§ **DATASET SECTION**:

_____

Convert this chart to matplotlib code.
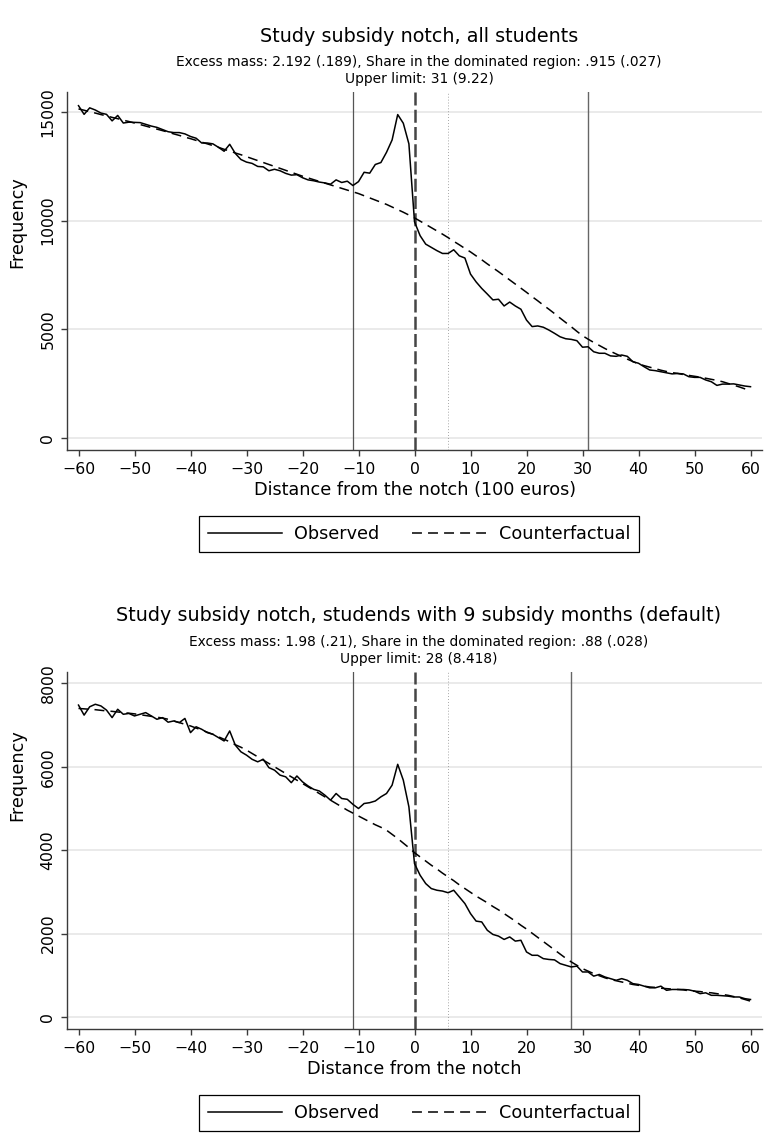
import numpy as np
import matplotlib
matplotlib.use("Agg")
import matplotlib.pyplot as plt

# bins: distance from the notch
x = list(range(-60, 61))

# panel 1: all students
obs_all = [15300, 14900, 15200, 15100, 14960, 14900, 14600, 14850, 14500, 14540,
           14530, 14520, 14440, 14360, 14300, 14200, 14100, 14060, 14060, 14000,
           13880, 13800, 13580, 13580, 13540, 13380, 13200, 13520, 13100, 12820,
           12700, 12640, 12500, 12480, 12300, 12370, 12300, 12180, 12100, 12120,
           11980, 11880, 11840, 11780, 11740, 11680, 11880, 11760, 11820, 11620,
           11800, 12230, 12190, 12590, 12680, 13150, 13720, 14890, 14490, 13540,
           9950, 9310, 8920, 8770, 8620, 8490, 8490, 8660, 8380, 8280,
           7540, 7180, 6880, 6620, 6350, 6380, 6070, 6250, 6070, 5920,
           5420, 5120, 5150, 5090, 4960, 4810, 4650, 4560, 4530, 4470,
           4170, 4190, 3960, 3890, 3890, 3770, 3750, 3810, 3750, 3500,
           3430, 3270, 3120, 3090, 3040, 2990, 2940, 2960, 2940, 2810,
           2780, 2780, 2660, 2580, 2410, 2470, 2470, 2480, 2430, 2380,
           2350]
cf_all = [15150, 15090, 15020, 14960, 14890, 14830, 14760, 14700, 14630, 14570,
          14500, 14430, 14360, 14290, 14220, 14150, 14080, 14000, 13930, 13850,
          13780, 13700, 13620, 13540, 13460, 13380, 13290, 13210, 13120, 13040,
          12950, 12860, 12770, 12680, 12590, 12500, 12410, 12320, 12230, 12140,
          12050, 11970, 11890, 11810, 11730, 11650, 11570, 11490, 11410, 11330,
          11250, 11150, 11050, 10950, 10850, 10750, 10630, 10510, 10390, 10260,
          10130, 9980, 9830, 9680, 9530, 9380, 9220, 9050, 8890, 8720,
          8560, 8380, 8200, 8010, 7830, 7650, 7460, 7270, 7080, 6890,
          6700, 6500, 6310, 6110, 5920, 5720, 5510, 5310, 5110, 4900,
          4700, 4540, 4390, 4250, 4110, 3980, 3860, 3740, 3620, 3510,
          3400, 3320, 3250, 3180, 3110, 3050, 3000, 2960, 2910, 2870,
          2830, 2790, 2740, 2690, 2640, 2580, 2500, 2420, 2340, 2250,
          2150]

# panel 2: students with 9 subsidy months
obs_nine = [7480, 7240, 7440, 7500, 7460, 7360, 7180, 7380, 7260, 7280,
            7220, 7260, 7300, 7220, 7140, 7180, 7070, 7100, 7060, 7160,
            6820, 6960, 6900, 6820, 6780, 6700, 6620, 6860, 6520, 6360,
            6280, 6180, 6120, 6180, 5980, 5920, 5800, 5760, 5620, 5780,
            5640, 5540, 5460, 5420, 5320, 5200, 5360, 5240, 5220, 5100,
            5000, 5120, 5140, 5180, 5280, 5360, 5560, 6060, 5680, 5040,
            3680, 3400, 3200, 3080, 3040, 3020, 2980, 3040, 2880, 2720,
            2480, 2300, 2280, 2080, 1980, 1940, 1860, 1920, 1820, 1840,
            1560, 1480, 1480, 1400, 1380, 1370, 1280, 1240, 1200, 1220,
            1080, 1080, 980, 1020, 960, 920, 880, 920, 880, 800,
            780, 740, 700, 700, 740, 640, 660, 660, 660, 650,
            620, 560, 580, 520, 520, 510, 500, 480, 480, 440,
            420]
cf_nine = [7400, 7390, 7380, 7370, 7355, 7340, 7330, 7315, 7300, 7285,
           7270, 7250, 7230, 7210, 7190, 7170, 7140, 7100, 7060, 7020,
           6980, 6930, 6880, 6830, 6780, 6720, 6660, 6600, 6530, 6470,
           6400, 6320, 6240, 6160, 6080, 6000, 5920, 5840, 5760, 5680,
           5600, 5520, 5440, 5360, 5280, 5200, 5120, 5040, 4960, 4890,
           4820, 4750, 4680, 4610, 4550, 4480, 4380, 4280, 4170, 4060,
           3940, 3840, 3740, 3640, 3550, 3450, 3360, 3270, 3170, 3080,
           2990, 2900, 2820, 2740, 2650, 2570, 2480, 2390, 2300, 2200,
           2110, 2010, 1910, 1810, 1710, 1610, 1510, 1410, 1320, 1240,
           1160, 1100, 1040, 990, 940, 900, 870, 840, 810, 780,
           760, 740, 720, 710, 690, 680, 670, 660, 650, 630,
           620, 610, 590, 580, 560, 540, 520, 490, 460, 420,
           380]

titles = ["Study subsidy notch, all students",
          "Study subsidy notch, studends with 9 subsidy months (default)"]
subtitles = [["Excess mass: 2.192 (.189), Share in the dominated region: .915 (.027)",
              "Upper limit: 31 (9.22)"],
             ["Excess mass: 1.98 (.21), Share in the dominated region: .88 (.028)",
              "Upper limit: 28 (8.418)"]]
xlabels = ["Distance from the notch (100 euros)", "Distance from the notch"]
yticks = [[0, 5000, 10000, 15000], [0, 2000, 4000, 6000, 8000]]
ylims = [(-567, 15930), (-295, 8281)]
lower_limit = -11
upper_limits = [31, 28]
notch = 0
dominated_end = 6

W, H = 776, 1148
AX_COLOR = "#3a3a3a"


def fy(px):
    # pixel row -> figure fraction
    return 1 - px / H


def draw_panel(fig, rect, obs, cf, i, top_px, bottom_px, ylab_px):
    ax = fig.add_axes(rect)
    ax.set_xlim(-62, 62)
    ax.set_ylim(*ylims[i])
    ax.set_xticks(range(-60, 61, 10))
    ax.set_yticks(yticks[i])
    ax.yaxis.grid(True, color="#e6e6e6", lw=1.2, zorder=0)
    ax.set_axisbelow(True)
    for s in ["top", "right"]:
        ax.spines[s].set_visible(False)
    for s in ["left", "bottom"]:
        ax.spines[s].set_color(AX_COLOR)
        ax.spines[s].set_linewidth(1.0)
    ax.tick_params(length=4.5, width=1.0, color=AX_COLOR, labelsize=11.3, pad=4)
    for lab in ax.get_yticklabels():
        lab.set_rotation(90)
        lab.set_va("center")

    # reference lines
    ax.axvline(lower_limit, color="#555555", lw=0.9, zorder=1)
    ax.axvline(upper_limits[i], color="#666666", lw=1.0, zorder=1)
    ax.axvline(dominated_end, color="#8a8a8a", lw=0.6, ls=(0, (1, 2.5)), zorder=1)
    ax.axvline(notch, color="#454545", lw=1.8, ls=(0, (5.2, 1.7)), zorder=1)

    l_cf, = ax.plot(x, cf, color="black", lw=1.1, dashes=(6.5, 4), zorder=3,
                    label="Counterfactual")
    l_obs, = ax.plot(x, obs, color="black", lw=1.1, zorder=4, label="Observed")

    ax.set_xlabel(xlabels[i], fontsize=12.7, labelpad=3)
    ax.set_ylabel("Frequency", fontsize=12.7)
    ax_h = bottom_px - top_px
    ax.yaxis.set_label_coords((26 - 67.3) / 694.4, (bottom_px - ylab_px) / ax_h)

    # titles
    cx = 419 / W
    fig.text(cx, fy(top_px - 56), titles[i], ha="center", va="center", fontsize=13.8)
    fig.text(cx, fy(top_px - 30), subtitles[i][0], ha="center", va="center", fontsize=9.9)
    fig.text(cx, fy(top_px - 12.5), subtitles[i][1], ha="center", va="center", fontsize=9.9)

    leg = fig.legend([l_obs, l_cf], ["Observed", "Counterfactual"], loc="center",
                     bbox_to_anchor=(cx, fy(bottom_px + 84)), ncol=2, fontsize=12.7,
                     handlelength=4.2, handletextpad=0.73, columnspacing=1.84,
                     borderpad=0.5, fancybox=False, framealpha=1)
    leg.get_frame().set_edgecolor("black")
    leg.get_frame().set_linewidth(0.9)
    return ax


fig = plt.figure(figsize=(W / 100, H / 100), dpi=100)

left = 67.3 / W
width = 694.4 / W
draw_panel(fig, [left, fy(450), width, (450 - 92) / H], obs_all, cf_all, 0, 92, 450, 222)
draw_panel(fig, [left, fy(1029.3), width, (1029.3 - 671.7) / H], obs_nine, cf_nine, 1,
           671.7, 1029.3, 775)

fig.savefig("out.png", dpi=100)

_____

§ **GOAL OF THE EXERCISE**: Starting at the top of the listing above, please restate word for word each line up to and including the one that holds "x = list(range(-60, 61))", omitting every image.

§ **THE SOLUTION**:
Convert this chart to matplotlib code.
import numpy as np
import matplotlib
matplotlib.use("Agg")
import matplotlib.pyplot as plt

# bins: distance from the notch
x = list(range(-60, 61))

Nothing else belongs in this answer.